DIRECTIONS – Leaving out the pictures, retype the lines from the beginning of the listing through the line containing "text=titlered, anchor=base, inner".

DATA SHOWN –
+ + +

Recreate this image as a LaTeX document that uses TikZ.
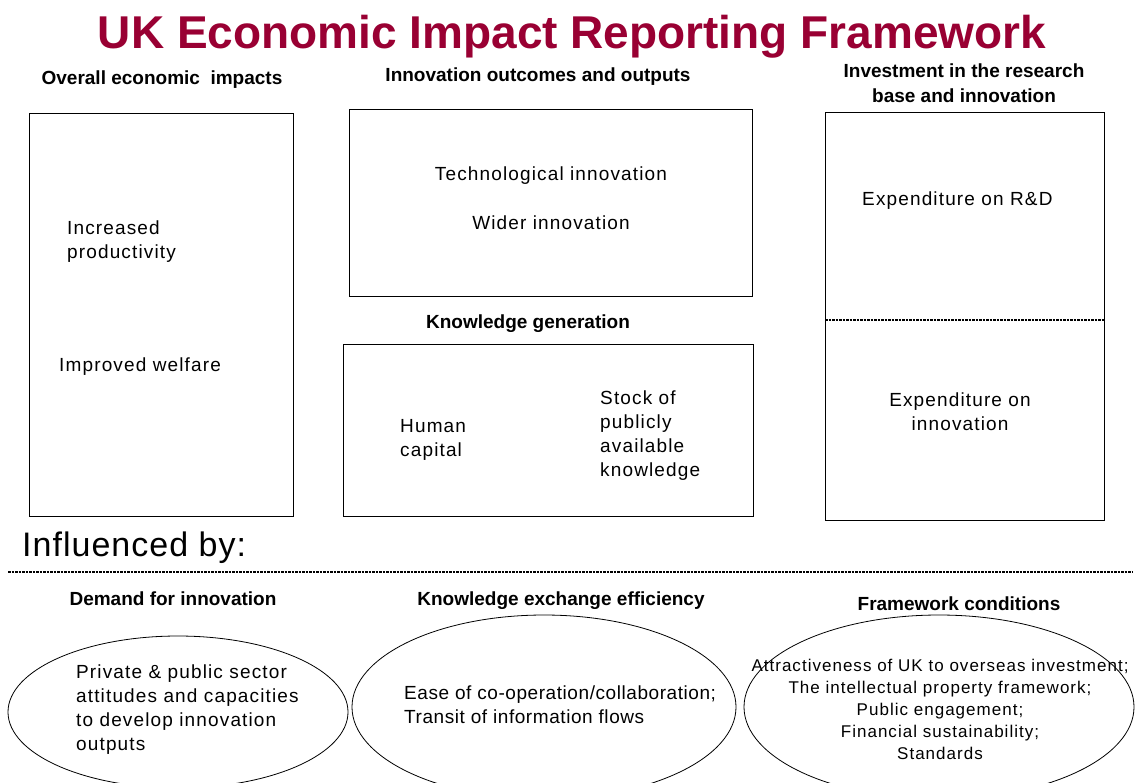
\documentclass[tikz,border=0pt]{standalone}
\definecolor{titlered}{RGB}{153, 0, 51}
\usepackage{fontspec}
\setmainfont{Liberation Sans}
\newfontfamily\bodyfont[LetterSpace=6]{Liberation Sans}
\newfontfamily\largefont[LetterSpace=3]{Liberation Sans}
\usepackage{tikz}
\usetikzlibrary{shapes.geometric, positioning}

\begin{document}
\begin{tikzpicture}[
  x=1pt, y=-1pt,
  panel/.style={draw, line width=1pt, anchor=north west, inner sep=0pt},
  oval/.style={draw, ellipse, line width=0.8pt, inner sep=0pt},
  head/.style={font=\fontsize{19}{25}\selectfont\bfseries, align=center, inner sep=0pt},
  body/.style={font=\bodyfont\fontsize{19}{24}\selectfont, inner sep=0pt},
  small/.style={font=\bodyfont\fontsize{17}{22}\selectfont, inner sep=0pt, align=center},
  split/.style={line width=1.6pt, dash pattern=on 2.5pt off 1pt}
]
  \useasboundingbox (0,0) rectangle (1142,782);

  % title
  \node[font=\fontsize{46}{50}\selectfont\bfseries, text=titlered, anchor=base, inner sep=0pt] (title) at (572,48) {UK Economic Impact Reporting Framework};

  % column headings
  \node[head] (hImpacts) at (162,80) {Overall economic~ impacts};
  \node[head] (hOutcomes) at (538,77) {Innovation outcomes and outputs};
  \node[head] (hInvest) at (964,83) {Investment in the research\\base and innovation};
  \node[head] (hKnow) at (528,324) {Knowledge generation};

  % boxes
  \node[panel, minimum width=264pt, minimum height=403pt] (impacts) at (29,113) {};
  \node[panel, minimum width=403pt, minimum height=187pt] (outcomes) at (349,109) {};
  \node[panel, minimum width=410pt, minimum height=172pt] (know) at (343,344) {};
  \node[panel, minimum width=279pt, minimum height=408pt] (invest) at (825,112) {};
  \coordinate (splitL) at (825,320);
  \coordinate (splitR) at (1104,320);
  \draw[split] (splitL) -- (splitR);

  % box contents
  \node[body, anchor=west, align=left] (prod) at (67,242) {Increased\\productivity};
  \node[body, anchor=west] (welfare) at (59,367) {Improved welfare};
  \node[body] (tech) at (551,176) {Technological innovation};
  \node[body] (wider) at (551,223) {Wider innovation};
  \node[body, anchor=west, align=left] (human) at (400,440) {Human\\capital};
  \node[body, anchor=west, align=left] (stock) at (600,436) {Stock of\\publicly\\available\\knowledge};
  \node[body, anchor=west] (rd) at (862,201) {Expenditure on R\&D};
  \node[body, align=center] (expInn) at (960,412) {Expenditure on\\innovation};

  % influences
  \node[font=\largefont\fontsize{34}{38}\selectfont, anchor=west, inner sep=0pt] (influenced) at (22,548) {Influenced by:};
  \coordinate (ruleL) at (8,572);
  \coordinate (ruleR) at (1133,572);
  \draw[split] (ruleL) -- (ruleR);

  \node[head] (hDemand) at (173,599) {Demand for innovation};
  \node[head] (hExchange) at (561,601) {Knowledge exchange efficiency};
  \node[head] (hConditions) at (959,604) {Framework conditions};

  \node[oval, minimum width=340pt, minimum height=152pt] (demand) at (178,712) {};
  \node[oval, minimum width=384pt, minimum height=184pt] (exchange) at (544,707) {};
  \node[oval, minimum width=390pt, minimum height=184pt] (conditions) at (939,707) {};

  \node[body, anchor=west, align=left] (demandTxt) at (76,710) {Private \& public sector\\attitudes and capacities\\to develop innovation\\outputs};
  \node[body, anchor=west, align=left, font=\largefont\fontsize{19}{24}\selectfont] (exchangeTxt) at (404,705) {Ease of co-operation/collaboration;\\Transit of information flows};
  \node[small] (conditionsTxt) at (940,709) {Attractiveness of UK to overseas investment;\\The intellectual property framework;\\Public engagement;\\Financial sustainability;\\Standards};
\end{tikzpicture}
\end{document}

+ + +

SOLUTION –
Recreate this image as a LaTeX document that uses TikZ.
\documentclass[tikz,border=0pt]{standalone}
\definecolor{titlered}{RGB}{153, 0, 51}
\usepackage{fontspec}
\setmainfont{Liberation Sans}
\newfontfamily\bodyfont[LetterSpace=6]{Liberation Sans}
\newfontfamily\largefont[LetterSpace=3]{Liberation Sans}
\usepackage{tikz}
\usetikzlibrary{shapes.geometric, positioning}

\begin{document}
\begin{tikzpicture}[
  x=1pt, y=-1pt,
  panel/.style={draw, line width=1pt, anchor=north west, inner sep=0pt},
  oval/.style={draw, ellipse, line width=0.8pt, inner sep=0pt},
  head/.style={font=\fontsize{19}{25}\selectfont\bfseries, align=center, inner sep=0pt},
  body/.style={font=\bodyfont\fontsize{19}{24}\selectfont, inner sep=0pt},
  small/.style={font=\bodyfont\fontsize{17}{22}\selectfont, inner sep=0pt, align=center},
  split/.style={line width=1.6pt, dash pattern=on 2.5pt off 1pt}
]
  \useasboundingbox (0,0) rectangle (1142,782);

  % title
  \node[font=\fontsize{46}{50}\selectfont\bfseries, text=titlered, anchor=base, inner sep=0pt] (title) at (572,48) {UK Economic Impact Reporting Framework};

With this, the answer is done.